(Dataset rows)
——
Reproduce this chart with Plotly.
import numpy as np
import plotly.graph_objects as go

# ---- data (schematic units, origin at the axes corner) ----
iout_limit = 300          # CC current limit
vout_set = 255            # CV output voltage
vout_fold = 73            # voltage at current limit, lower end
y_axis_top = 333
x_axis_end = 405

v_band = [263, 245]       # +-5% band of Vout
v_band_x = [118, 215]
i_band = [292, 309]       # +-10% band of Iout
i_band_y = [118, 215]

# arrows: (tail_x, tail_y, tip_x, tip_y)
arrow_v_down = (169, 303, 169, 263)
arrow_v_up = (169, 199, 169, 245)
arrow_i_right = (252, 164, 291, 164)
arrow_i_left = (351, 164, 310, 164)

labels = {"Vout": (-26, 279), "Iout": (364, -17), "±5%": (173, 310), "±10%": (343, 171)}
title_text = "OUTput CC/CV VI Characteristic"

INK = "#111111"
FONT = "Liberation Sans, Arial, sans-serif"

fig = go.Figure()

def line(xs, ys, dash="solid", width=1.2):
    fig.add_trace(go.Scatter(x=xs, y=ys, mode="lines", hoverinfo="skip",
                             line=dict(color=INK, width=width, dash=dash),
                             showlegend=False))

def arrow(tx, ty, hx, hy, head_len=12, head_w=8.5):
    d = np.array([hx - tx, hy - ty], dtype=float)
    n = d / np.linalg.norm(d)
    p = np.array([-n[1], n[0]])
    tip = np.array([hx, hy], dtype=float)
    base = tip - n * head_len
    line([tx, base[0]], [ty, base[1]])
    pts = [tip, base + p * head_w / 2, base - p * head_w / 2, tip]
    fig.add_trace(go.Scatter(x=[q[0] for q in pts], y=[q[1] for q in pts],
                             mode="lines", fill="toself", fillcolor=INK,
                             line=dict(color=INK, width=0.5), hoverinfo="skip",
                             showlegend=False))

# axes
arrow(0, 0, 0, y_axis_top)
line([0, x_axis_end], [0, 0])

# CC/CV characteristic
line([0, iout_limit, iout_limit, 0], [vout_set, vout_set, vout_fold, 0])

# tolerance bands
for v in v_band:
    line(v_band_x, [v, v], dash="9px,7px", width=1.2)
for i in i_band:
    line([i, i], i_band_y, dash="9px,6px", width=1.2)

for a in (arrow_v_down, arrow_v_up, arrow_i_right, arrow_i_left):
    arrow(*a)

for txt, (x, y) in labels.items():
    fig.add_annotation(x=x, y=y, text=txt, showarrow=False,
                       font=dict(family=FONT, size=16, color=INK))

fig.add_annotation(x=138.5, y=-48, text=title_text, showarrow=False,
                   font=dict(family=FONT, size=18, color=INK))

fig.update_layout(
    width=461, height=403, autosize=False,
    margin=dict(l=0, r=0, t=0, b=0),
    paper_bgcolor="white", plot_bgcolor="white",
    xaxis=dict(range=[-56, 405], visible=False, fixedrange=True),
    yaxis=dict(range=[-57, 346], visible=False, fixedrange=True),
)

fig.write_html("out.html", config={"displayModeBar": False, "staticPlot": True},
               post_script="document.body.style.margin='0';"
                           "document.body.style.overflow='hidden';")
——
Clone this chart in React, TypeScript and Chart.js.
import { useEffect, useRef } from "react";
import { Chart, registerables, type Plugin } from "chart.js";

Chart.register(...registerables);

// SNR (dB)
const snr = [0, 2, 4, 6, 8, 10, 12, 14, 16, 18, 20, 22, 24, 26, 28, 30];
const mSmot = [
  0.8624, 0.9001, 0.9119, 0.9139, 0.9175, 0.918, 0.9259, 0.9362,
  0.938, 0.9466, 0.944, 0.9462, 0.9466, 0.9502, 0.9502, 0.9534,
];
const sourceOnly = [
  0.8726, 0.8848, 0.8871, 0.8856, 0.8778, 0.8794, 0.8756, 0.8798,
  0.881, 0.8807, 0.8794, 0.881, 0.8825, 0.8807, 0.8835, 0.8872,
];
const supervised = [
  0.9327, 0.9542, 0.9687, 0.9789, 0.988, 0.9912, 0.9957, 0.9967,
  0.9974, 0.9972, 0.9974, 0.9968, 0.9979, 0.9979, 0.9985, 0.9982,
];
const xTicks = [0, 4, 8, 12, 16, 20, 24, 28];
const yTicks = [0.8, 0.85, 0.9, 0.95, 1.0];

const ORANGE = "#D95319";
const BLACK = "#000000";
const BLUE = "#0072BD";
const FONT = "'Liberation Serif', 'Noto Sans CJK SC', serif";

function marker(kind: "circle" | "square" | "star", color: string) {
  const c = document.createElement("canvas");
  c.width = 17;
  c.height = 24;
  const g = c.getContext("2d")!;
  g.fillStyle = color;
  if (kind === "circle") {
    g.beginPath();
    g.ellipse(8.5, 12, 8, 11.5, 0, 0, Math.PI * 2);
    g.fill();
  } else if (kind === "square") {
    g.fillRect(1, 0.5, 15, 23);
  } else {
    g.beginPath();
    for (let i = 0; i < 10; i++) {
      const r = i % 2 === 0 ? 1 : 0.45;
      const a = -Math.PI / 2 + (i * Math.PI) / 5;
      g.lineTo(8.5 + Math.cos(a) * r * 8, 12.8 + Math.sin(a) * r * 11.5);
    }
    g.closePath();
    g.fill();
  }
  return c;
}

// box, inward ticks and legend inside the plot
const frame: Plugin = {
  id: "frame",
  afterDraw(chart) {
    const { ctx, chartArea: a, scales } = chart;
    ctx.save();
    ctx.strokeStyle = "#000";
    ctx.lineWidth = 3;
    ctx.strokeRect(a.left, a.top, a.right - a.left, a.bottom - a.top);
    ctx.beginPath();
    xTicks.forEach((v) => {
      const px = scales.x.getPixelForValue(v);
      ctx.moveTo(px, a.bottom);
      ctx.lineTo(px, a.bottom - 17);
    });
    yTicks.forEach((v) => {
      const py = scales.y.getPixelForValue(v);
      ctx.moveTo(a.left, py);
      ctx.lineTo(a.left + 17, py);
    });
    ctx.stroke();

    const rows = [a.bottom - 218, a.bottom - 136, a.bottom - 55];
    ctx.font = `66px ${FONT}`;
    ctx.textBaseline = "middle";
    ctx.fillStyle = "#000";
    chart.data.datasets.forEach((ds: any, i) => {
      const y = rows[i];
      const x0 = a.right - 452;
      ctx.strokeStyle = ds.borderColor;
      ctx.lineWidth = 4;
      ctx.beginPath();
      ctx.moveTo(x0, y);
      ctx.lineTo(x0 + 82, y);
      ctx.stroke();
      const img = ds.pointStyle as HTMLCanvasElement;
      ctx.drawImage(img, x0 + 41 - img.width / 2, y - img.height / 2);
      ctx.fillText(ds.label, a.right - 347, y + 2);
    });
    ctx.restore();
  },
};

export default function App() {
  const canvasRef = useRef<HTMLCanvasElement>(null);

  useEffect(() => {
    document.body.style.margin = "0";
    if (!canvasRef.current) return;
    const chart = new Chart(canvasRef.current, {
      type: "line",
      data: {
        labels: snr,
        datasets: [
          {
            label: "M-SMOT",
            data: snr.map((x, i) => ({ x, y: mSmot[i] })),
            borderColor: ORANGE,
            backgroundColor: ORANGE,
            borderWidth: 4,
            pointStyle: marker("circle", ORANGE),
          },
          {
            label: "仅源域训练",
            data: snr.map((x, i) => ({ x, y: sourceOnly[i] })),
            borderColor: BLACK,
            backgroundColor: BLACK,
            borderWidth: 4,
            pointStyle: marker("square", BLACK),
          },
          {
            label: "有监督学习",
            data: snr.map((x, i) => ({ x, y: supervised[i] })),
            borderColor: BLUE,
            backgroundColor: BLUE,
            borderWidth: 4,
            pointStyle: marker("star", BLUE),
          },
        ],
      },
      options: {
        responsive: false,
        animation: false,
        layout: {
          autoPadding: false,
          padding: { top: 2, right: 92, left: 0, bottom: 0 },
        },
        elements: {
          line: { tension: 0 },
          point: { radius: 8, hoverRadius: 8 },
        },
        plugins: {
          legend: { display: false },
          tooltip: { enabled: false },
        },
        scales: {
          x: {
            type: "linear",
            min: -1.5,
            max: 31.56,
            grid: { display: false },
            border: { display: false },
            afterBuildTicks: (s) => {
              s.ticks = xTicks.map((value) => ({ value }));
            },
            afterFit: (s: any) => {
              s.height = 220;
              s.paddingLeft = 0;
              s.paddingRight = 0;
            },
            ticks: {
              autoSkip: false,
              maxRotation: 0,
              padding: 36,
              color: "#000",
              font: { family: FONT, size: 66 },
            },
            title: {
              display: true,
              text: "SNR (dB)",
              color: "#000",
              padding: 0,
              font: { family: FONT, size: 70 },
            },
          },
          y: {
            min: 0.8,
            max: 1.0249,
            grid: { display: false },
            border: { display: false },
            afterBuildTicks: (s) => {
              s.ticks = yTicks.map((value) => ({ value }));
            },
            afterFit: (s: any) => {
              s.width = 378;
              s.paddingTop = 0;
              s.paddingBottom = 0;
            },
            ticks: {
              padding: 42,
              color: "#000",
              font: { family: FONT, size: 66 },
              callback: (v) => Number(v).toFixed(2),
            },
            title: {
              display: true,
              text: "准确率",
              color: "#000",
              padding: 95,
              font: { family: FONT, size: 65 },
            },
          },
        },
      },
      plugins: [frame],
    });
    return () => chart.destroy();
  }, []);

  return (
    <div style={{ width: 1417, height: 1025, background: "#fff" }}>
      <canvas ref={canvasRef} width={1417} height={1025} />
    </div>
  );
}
——
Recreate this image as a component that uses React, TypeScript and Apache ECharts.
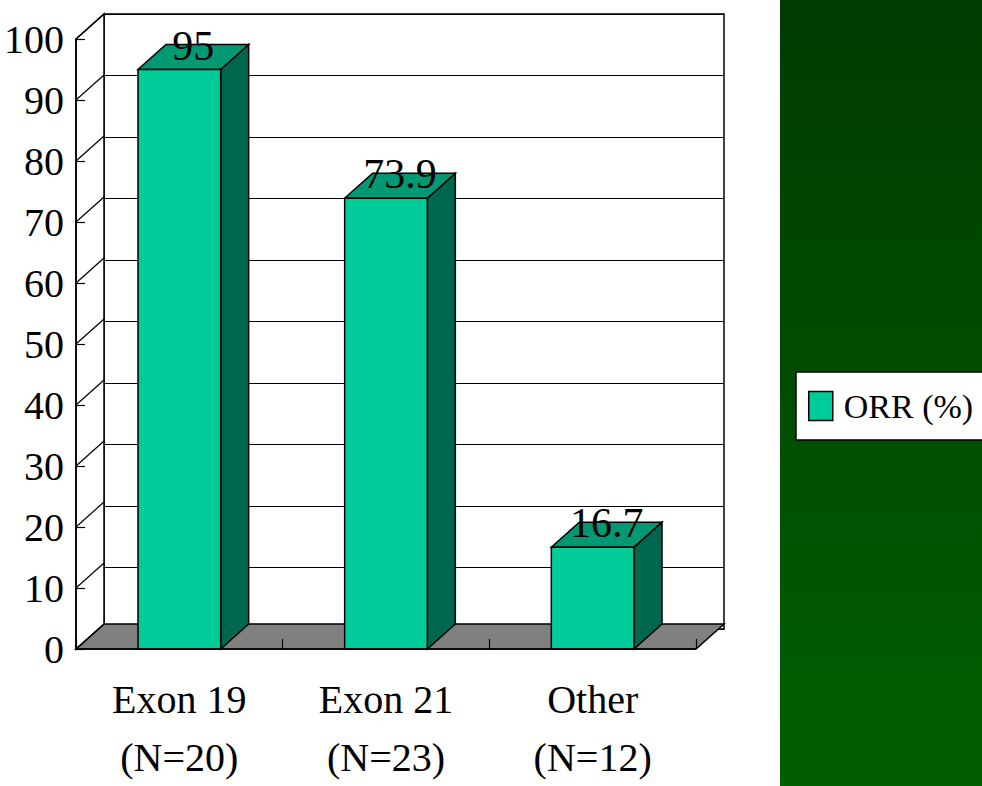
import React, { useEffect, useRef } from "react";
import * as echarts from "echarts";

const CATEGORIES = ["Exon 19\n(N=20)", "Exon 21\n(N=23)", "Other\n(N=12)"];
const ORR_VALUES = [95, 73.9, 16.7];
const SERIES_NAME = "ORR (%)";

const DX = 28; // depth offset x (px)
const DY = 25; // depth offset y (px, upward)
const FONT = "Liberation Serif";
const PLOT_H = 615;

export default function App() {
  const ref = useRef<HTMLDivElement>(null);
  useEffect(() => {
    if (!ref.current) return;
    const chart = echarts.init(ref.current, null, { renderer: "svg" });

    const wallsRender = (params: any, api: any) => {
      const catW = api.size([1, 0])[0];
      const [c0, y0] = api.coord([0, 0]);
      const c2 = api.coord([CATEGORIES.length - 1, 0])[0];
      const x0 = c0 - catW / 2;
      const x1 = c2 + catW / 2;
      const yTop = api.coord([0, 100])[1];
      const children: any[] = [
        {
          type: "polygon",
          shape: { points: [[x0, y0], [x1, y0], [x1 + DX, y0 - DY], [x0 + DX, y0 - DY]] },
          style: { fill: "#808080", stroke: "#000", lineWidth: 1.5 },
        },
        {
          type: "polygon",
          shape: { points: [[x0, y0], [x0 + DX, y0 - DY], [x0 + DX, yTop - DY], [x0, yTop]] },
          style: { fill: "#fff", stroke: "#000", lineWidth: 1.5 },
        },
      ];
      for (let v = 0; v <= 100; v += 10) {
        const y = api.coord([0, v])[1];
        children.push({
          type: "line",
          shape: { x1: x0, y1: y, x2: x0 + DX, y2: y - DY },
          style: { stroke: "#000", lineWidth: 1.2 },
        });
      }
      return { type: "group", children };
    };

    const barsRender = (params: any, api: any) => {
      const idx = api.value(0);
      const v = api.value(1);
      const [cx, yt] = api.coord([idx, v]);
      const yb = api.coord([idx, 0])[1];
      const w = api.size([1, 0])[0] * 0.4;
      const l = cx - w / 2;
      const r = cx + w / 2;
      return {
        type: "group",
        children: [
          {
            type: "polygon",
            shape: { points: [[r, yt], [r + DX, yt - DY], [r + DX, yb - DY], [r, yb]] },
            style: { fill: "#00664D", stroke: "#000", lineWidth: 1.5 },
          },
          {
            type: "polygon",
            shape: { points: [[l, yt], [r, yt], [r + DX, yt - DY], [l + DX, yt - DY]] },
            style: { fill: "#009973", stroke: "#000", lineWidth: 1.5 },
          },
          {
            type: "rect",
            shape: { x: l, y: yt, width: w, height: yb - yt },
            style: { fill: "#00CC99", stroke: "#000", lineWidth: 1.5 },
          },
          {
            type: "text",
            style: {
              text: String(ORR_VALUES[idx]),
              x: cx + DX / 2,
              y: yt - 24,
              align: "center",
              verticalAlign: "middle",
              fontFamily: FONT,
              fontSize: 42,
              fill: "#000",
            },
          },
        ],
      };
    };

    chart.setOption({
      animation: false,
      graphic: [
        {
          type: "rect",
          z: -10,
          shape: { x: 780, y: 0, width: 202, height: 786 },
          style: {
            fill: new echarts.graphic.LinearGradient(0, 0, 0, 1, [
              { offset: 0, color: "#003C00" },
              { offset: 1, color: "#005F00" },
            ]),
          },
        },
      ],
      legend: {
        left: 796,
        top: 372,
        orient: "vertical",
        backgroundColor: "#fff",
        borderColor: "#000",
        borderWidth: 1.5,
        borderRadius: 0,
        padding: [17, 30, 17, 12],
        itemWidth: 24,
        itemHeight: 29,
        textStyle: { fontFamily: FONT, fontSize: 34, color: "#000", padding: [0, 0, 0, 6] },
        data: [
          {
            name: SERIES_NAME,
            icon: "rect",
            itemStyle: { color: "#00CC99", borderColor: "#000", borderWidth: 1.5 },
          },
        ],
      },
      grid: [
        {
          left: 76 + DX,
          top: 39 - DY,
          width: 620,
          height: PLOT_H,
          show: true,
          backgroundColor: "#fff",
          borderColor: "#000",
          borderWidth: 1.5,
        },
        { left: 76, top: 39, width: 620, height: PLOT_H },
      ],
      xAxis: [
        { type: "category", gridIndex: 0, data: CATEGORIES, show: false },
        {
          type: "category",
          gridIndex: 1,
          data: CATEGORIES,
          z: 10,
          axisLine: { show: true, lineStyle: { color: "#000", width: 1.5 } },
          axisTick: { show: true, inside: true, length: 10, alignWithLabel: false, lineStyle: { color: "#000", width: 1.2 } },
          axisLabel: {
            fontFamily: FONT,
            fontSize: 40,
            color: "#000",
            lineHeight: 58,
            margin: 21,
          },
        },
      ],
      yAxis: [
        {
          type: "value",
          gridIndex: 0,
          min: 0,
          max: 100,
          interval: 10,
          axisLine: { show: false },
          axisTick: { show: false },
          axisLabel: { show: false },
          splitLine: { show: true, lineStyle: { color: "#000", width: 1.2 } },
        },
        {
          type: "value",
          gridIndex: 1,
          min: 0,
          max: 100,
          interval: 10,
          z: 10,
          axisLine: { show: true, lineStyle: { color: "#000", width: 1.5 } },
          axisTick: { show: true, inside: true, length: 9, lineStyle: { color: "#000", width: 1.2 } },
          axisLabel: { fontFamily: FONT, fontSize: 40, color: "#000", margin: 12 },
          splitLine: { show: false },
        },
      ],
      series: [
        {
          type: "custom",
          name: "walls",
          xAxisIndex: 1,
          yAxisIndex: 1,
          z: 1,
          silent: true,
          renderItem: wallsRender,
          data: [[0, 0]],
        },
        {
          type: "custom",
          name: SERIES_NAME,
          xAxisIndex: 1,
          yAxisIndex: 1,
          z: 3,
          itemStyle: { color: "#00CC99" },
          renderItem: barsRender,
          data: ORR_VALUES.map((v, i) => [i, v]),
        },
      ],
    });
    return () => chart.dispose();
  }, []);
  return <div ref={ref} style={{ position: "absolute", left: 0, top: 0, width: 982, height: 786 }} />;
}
——
WHAT IS NEEDED: Repeat word for word the stretch of lines from the one with "Clone this chart" down to the one with "Chart.register(...registerables);", both included.

PROBLEM SOLUTION:
Clone this chart in React, TypeScript and Chart.js.
import { useEffect, useRef } from "react";
import { Chart, registerables, type Plugin } from "chart.js";

Chart.register(...registerables);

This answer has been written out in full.